Dhawan, 16, will have the distinction – something only 15,000 other people have been bestowed – for finishing second in the 2018 Intel International Science and Engineering Fair, according to a Courier & Press report (see India-West story here).
"I've always been interested in engineering and the environment," Dhawan, who said he has been competing in science fairs since he was in seventh grade, told the publication. "I first was exposed to science from my parents and my brother."
This year, Dhawan was awarded the Top Young Scientist prize at the Hoosier Science and Engineering Fair, the report added.
For his fair project, he created a kit that tests poisonous arsenic levels in water.
"Arsenic is a poisonous heavy metal that is found in drinking water all across the world. Over 130 million people have suffered from arsenic contaminated water," Dhawan added in the report. "I developed a method to test arsenic and quantify it at trace levels that is an improvement in cost and effectiveness over current tests methods."
Dhawan proposed his test kit is 10 times cheaper and faster than current test kits, the report said.

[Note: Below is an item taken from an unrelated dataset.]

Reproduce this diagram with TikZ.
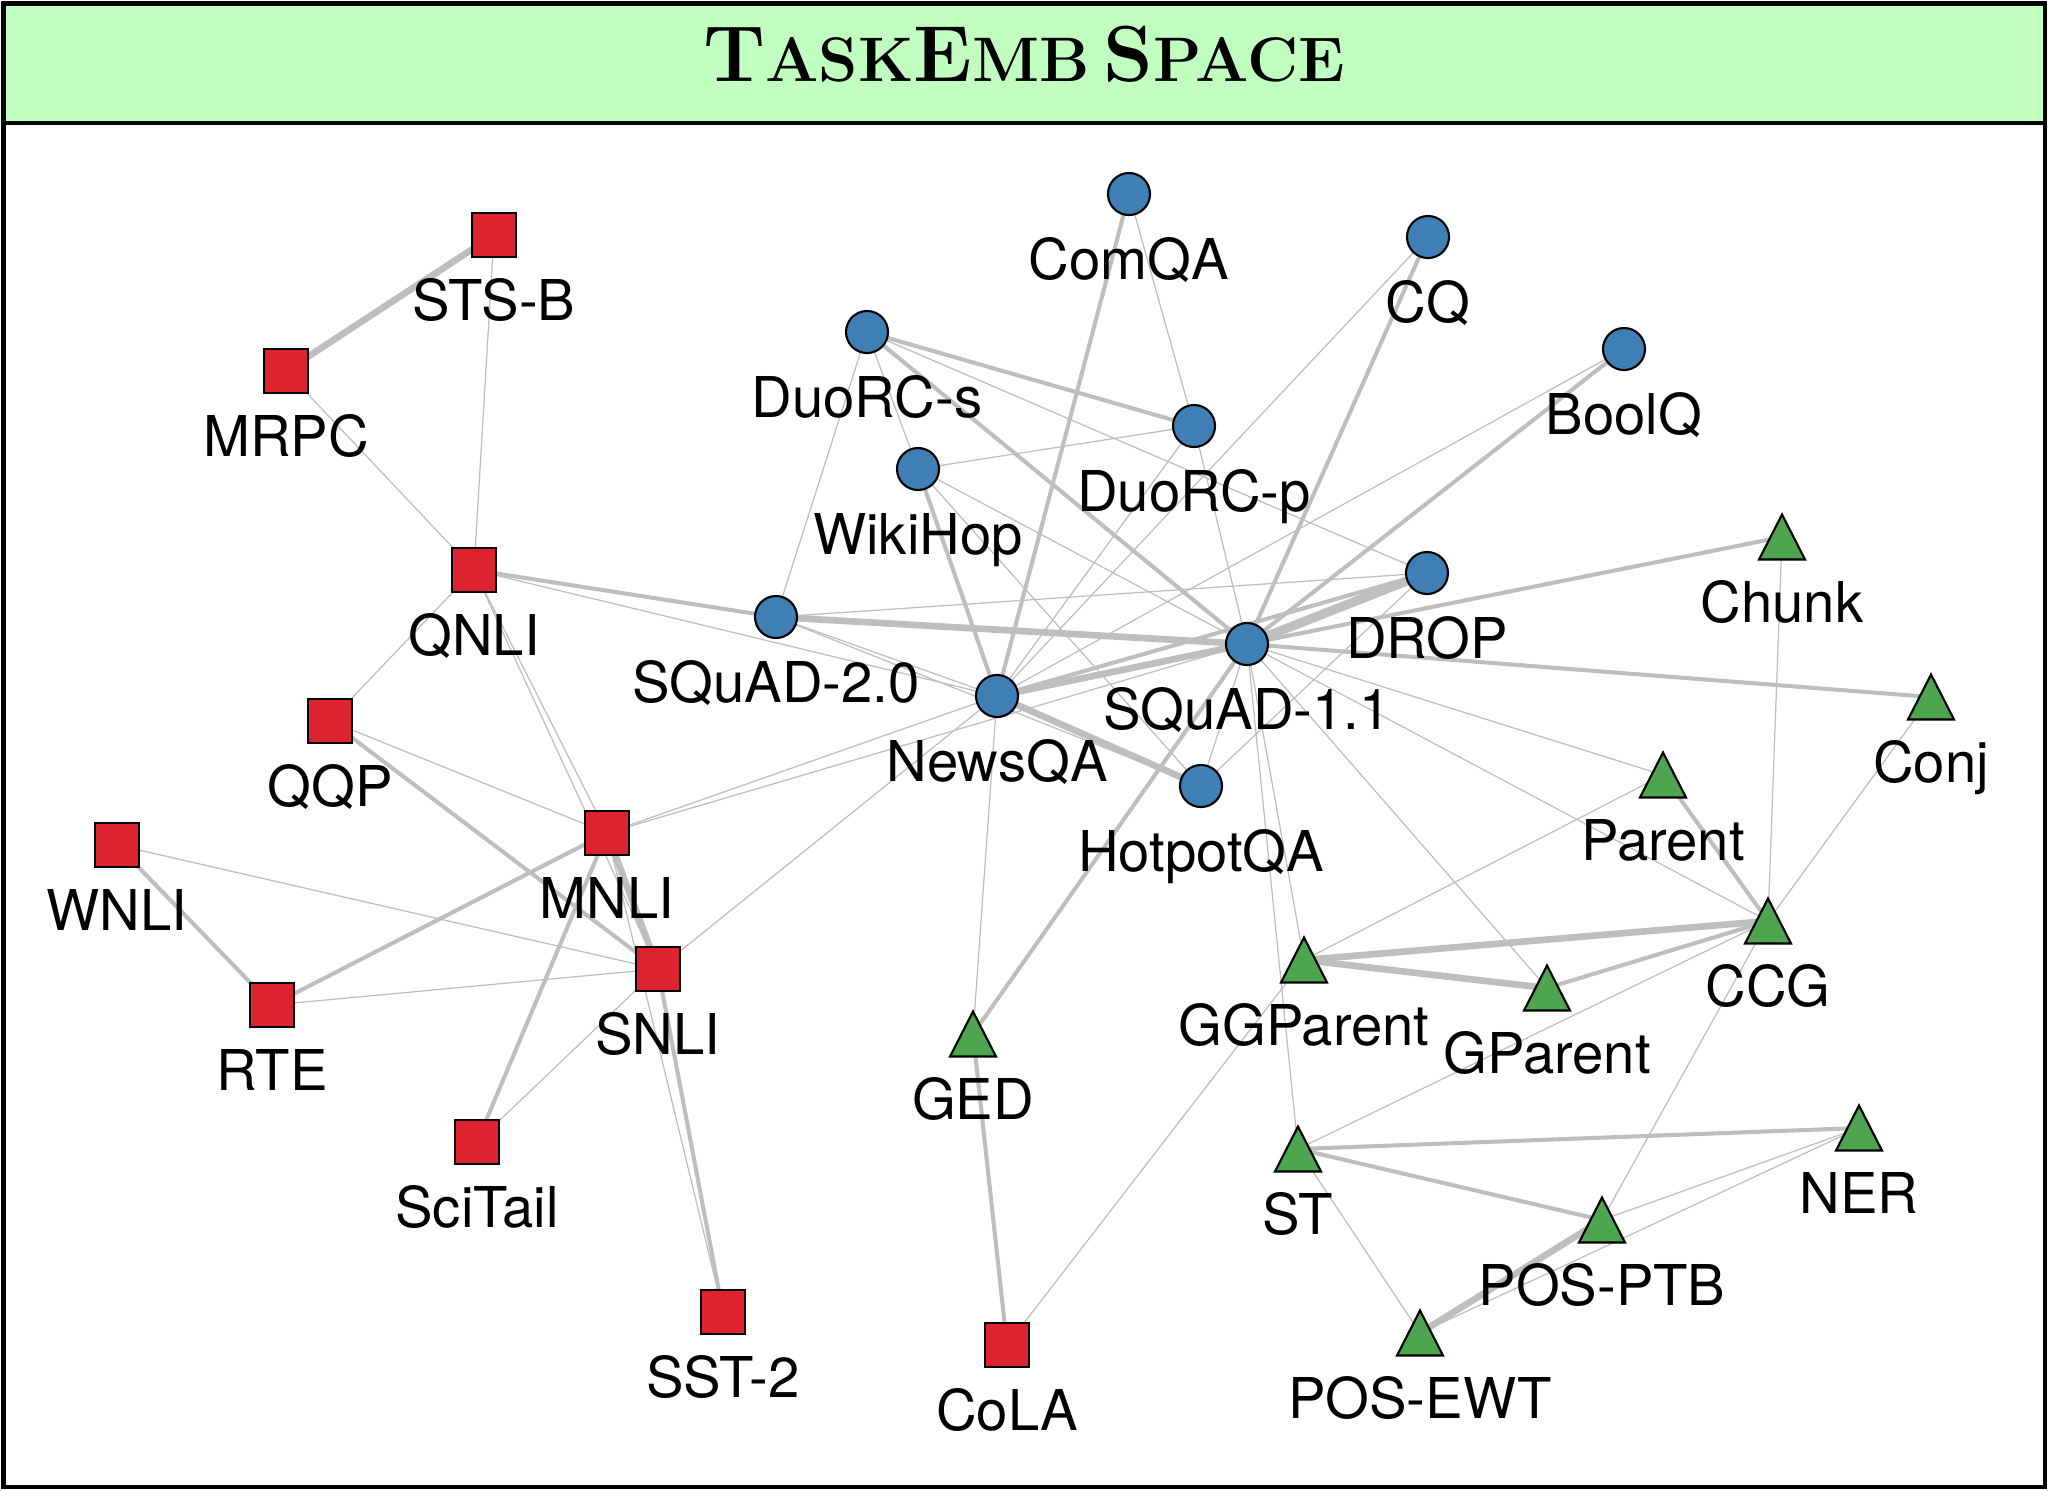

After placing first at the Hoosier Science and Engineering Fair, Dhawan was selected to participate in the Intel International Science and Engineering Fair, the largest pre-college science competition in the world, it said.
"Over 1,700 kids from over 80 countries came together to share their research," Dhawan noted in the report.
The young student placed second in his category and said in the report that MIT Lincoln Labs numbers asteroids in the asteroid belt but are always looking for names, adding that all of the first and second place awardees have the honor of getting an asteroid named after them.
Dhawan said he would like to eventually use his arsenic test kit to help people affected by arsenic contaminated water across the world, he added in the report.
"I've filed for a (provisional) patent. It highlights my project and a prototype test kit I developed," he told the publication.
"I would like to potentially commercialize this in the future and get it out to the people who are suffering from arsenic contamination, in areas such as Bangladesh and India. Those are places where contamination is the worst," he said.